Speaking of Holly and the N-Field – there’s a lot of talk about time and alternative dimensions in this episode. The only thing that pops into my mind is Steins;Gate and I’m constantly reminded of it because of the texts. Rozen Maiden may have more than 2 timelines, but for the time being, I’m glad that it’s only stuck to two – the world which Rozen Maiden dolls exist and one which they don’t. Who would’ve thought that at the ripe age of 13, Jun would’ve already decided the fate of the world? He’s changed history and created a universe for himself which doesn’t include the Rozen Maiden dolls, yet somehow they find a way to him. I would have to give my props to the Would-Jun (which is what I’m going to call him now) because of his ability to even fathom the different timelines to send Holly after his parallel self. The Unwound-Jun needs to give himself a little more credit. Just as I predicted though, Holly was the key to reviving Shinku because she had her Rosa Mystica all along.

Shinku gives a brief summary of what happened between episode 1 and 2… Hinaichigo and Souseiseki have already been eliminated, whereas Suiseiseki and Suigintou are stuck in the N-Field along with Shinku’s real self. Kirakishou has basically trapped her competition in the N-Field with her, except for Jun and Kanaria who are probably somewhere still in Wound-Jun’s timeline. Unwound-Jun’s Shinku doll also can’t maintain her form for more than a week and as she’s talking to Holly at the end, she’s aware that she has to go back into the N-Field. Unwound-Jun created this “artificial” body for her for the purpose of saving her sisters – perhaps that’s why Shinku feels so down and unlively? Shinku’s probably facing a lot of innter turmoil and her lack of a “contract” with the Unwound-Jun makes it harder for her to use any form of magic. We also see her sister watching over her at the end… the cliffhangers don’t surprise me anymore, but the sudden change of atmosphere in the episodes make my skin crawl. If there’s one thing for sure, I have to applaud the show for being able to evoke all these different emotions out of me in the span of a couple of minutes. It’s why I started watching Rozen Maiden in the first place.

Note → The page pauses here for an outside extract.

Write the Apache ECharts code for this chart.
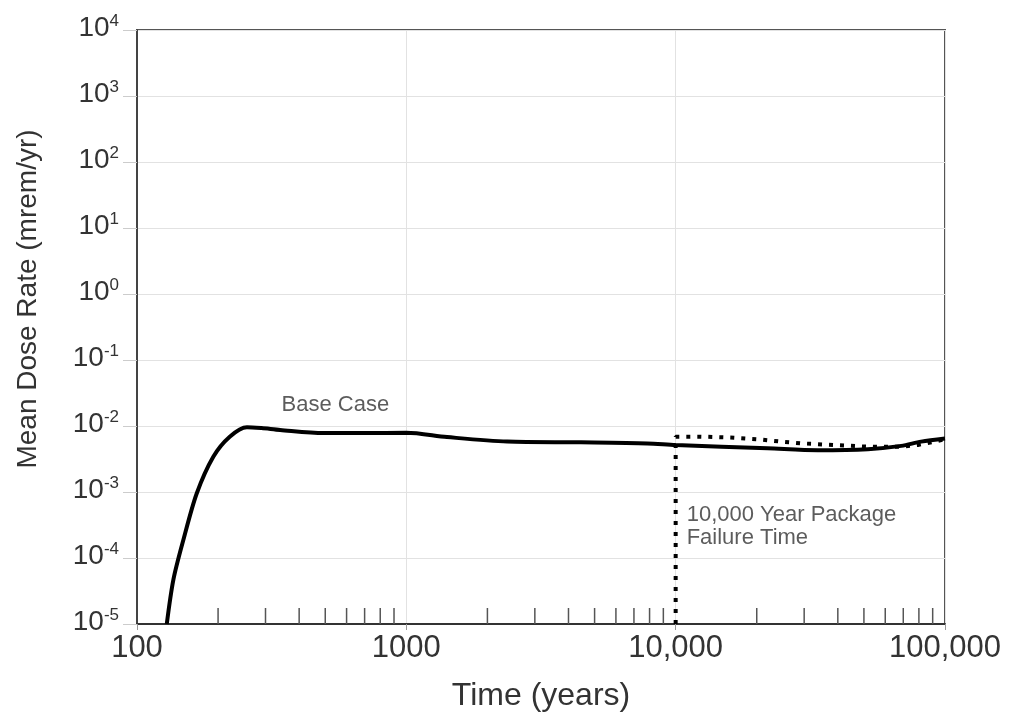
<!DOCTYPE html>
<html>
<head>
<meta charset="utf-8">
<script src="https://cdn.jsdelivr.net/npm/echarts@6/dist/echarts.min.js"></script>
<style>
  html, body { margin: 0; padding: 0; background: #fff; }
  #chart { width: 1018px; height: 721px; }
</style>
</head>
<body>
<div id="chart"></div>
<script>
// base case curve (years, mrem/yr)
const baseTime = [129, 136.5, 148.6, 166.6, 192, 221, 256, 290, 340, 493, 700, 1000, 1416, 2370, 4440, 7850, 10000, 21900, 33700, 51700, 68800, 81500, 100000];
const baseDose = [1e-5, 4.7e-5, 1.87e-4, 9.5e-4, 3.43e-3, 6.9e-3, 9.6e-3, 9.3e-3, 8.7e-3, 7.8e-3, 7.8e-3, 7.9e-3, 6.8e-3, 5.8e-3, 5.65e-3, 5.45e-3, 5.15e-3, 4.6e-3, 4.3e-3, 4.45e-3, 5.0e-3, 5.8e-3, 6.45e-3];

// 10,000 year package failure case (dotted)
const failTime = [10000, 10000, 12400, 16500, 20100, 24600, 29100, 38800, 51700, 68800, 79300, 91300, 100000];
const failDose = [1e-5, 6.9e-3, 6.9e-3, 6.65e-3, 6.3e-3, 5.8e-3, 5.47e-3, 5.15e-3, 4.86e-3, 4.86e-3, 5.15e-3, 5.8e-3, 6.3e-3];

// minor tick positions on the time axis
const minorTicks = [200, 300, 400, 500, 600, 700, 800, 900, 2000, 3000, 4000, 5000, 6000, 7000, 8000, 9000, 20000, 30000, 40000, 50000, 60000, 70000, 80000, 90000];

const xTickValues = [100, 1000, 10000, 100000];
const xTickLabels = ['100', '1000', '10,000', '100,000'];

const zip = (a, b) => a.map((v, i) => [v, b[i]]);

const chart = echarts.init(document.getElementById('chart'));

const option = {
  animation: false,
  backgroundColor: '#fff',
  textStyle: { fontFamily: 'Liberation Sans, Arial, sans-serif' },
  grid: {
    left: 137, right: 73, top: 30, bottom: 97,
    show: true,
    borderColor: '#555',
    borderWidth: 2
  },
  xAxis: {
    type: 'log',
    logBase: 10,
    min: 100,
    max: 100000,
    name: 'Time (years)',
    nameLocation: 'middle',
    nameGap: 56,
    nameTextStyle: { fontSize: 32, color: '#333' },
    axisLine: { lineStyle: { color: '#333', width: 2 } },
    axisTick: { show: true, length: 6, lineStyle: { color: '#999' } },
    axisLabel: {
      fontSize: 31,
      color: '#333',
      margin: 9,
      formatter: function (v) {
        const i = xTickValues.indexOf(Math.round(v));
        return i >= 0 ? xTickLabels[i] : '';
      }
    },
    splitLine: { show: true, lineStyle: { color: '#e2e2e2', width: 1 } }
  },
  yAxis: {
    type: 'log',
    logBase: 10,
    min: 1e-5,
    max: 1e4,
    name: 'Mean Dose Rate (mrem/yr)',
    nameLocation: 'middle',
    nameGap: 95,
    nameTextStyle: { fontSize: 28, color: '#333', padding: [0, 0, 0, 56] },
    axisLine: { lineStyle: { color: '#444', width: 2 } },
    axisTick: { show: true, length: 14, lineStyle: { color: '#ccc' } },
    axisLabel: {
      margin: 18,
      color: '#333',
      formatter: function (v) {
        const e = Math.round(Math.log10(v));
        return '{b|10}{s|' + e + '}';
      },
      rich: {
        b: { fontSize: 28, color: '#333', padding: [0, 0, 4, 0] },
        s: { fontSize: 17, color: '#333', padding: [0, 0, 17, 0] }
      }
    },
    splitLine: { show: true, lineStyle: { color: '#e2e2e2', width: 1 } }
  },
  series: [
    {
      name: 'minor ticks',
      type: 'custom',
      silent: true,
      data: minorTicks.map(t => [t, 1e-5]),
      encode: { x: 0, y: 1 },
      renderItem: function (params, api) {
        const p = api.coord([api.value(0), api.value(1)]);
        return {
          type: 'line',
          shape: { x1: p[0], y1: p[1], x2: p[0], y2: p[1] - 16 },
          style: { stroke: '#555', lineWidth: 1.5 }
        };
      },
      z: 1
    },
    {
      name: 'Base Case',
      type: 'line',
      data: zip(baseTime, baseDose),
      smooth: 0.3,
      showSymbol: false,
      lineStyle: { color: '#000', width: 4 },
      z: 3
    },
    {
      name: '10,000 Year Package Failure Time',
      type: 'line',
      data: zip(failTime, failDose),
      smooth: false,
      showSymbol: false,
      lineStyle: { color: '#000', width: 4, type: [4, 7], cap: 'butt' },
      z: 4
    },
    {
      name: 'labels',
      type: 'scatter',
      silent: true,
      symbolSize: 0,
      data: [
        { value: [545, 0.0209], label: { show: true, position: 'inside', formatter: 'Base Case', fontSize: 22, color: '#333' } },
        { value: [10000, 3.0e-4], label: { show: true, position: 'right', distance: 11, formatter: '10,000 Year Package\nFailure Time', fontSize: 22, lineHeight: 23, color: '#333', align: 'left' } }
      ],
      z: 5
    }
  ]
};

chart.setOption(option);
window.addEventListener('resize', function () {
  chart.resize();
});
</script>
</body>
</html>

My last comment would be around the growing relationship between Saitou and the Unwound-Jun. I never thought there’d be any form of romance in this series (my other show – Blood Lad was a little more predictable) but I’m actually glad that there’s still that slice-of-life component to the show. The original Rozen Maiden series has a great deal of slice-of-life episodes (and even pure fillers) that made it less serious and more around how the dolls helped Jun grow. This “remake” definitely has less of that, but the interactions between Saitou and Jun show a more realistic and mature approach to how a relationship should develop – even Shinku’s taken notice. It’s a nice touch, although I’m expecting more to come out of Saitou’s character. Next week’s episode features the introduction of another loved doll – Suigintou. I’m more interested to see if she is also a “recreation” or if she’s escaped the N-Field. We also finally introduced to her medium – Megu (and I will say no more to avoid spoilers). The show is headed in a good direction right now although I’m surprised to see that they’d focus a whole episode on Suigintou. Not that she isn’t an important character, but given the limited amount of episodes and the rest of the story to be told, I thought it’d be more centered on Jun and Shinku. We’ll have to wait and see though, the previews can be so deceiving.

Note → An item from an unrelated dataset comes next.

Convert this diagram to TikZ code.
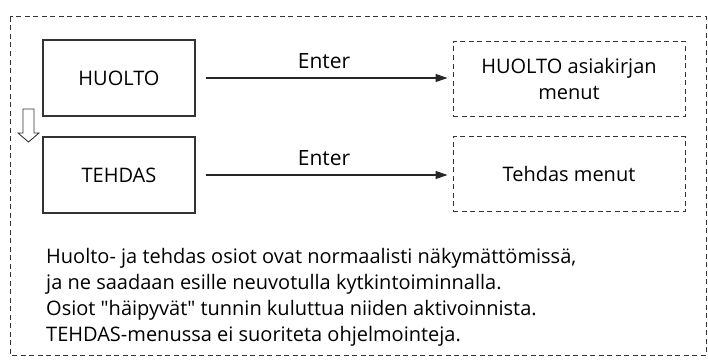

Full-length images: To make up for the lack of Shinku last week =)




      1. In fact that’s one of the things I find myself questioning while watching this (also back when I read it too).
        Kirakishou’s pretty just like any other dolls and somehow shes portrayed as being so dark/dangerous :v
        iirc the only part that got me thinking “this is the antagonist!” was the hinaichigo part which the anime happened to skip… lol

  1. Hmm, so if someone makes a real Rozen Maiden in our world, then this review would not exist and we would never know about Shinku and the others. A single doll has the effect of shifting the world lines.

    Except, of course, if someone has the power of the Reading Steiner.

    El Psy Congroo

  2. These dolls are just adorable. Apparently the Rozen Maidens are supposed to be exquisite antiques and it made me wonder about their real world analogues, whether there were indeed craftsmen/women of bisque dolls in antiquity whose skills truly measured up to those of the fictional old man Rozen, i.e. whether the quality of their work was able to match or even exceed that of present-day artists without any of the benefits conferred by modern materials and manufacturing techniques.

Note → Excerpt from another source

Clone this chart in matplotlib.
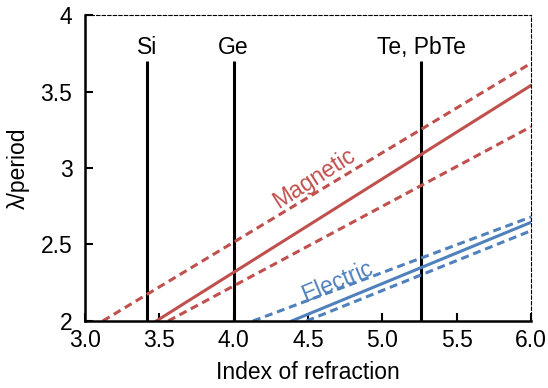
import matplotlib
matplotlib.use("Agg")
import matplotlib.pyplot as plt

plt.rcParams['font.family'] = ['Liberation Sans', 'DejaVu Sans']

# materials (index of refraction) marked with vertical lines
materials = ["Si", "Ge", "Te, PbTe"]
material_n = [3.42, 4.0, 5.26]
material_top = 3.7

# band edges: (n start, n end), (lambda/period start, end)
mag_n = [3.48, 6.0]
mag_y = [2.0, 3.54]
mag_hi_n = [3.12, 6.0]
mag_hi_y = [2.0, 3.685]
mag_lo_n = [3.56, 6.0]
mag_lo_y = [2.0, 3.27]

ele_n = [4.39, 6.0]
ele_y = [2.0, 2.645]
ele_hi_n = [4.13, 6.0]
ele_hi_y = [2.0, 2.68]
ele_lo_n = [4.49, 6.0]
ele_lo_y = [2.0, 2.59]

xticks = [3.0, 3.5, 4.0, 4.5, 5.0, 5.5, 6.0]
xticklabels = ["3.0", "3.5", "4.0", "4.5", "5.0", "5.5", "6.0"]
yticks = [2.0, 2.5, 3.0, 3.5, 4.0]
yticklabels = ["2", "2.5", "3", "3.5", "4"]

red = '#C0504D'
blue = '#4F81BD'
dash = (0, (2.6, 1.6))
fs = 16.5

fig = plt.figure(figsize=(5.48, 3.88), dpi=100)
ax = fig.add_axes([0.155, 0.1727, 0.814, 0.7886])

for name, n in zip(materials, material_n):
    ax.plot([n, n], [2.0, material_top], color='black', lw=2.2, solid_capstyle='butt')
    ax.text(n, 3.79, name, ha='center', va='center', fontsize=fs)

ax.plot(mag_n, mag_y, color=red, lw=2.2)
ax.plot(mag_hi_n, mag_hi_y, color=red, lw=2.2, linestyle=dash)
ax.plot(mag_lo_n, mag_lo_y, color=red, lw=2.2, linestyle=dash)
ax.plot(ele_n, ele_y, color=blue, lw=2.2)
ax.plot(ele_hi_n, ele_hi_y, color=blue, lw=2.2, linestyle=dash)
ax.plot(ele_lo_n, ele_lo_y, color=blue, lw=2.2, linestyle=dash)

ax.text(4.54, 2.935, "Magnetic", color=red, fontsize=fs, rotation=32.5,
        ha='center', va='center', rotation_mode='anchor')
ax.text(4.695, 2.26, "Electric", color=blue, fontsize=fs, rotation=22.5,
        ha='center', va='center', rotation_mode='anchor')

ax.set_xlim(3.0, 6.0)
ax.set_ylim(2.0, 4.0)
ax.set_xticks(xticks)
ax.set_xticklabels(xticklabels)
ax.set_yticks(yticks)
ax.set_yticklabels(yticklabels)
ax.tick_params(direction='in', length=6, width=1.5, labelsize=fs)
ax.tick_params(axis='x', pad=6)
ax.tick_params(axis='y', pad=9)

for s in ['left', 'bottom']:
    ax.spines[s].set_linewidth(1.8)
for s in ['top', 'right']:
    ax.spines[s].set_linewidth(0.8)
    ax.spines[s].set_linestyle((0, (3, 2)))

ax.set_xlabel("Index of refraction", fontsize=fs, labelpad=6)
ax.set_ylabel("λ/period", fontsize=fs, labelpad=8)

fig.savefig("out.png", dpi=100)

    And my observations seem to indicate that for the most part antique doll artisans struggled to match the quality of modern specimens. In your average sample (Of an antique bisque doll) there seems to be a present a certain uncanniness to its demeanor, one which only the most skilled of artisans (With their primitive tools) were able to shed- and many were adorned in attire far more modest than worn by the dolls in the show. By and large only the most expensive dolls I found online were able to match the canniness exhibited by samples like these (modern specimens) and the exquisiteness of the fictional Rozen Maidens’ dress- the cheapest dolls I could find that appeared to at least marginally fulfill these criteria were ones such as this $28,500 one and this $31,950 one for sale on Ruby Lane.

    So perhaps there is modicum of truth to the legend considering that dolls by real-world masters such as the Frenchman Albert Marque are said to command an average premium of ~$200,000 (One assumes that there is an increase in quality comparable to the exponential price inflation). Examples of his work include specimens like this doll which seems to be worth about $150,000 and this other one that was apparently sold for $175,000.

    But anyways, thought I’d just chime in on where my random curiosity took me, since it seemed kind of interesting (lol)…XP

  3. Rozen Maiden may have more than 2 timelines, but for the time being, I’m glad that it’s only stuck to two – the world which Rozen Maiden dolls exist and one which they don’t.

    It’s more like “the world Jun choose to” and “the world Jun choose not to” be involved with the dolls.

    Don’t worry: it’s just two world from here on.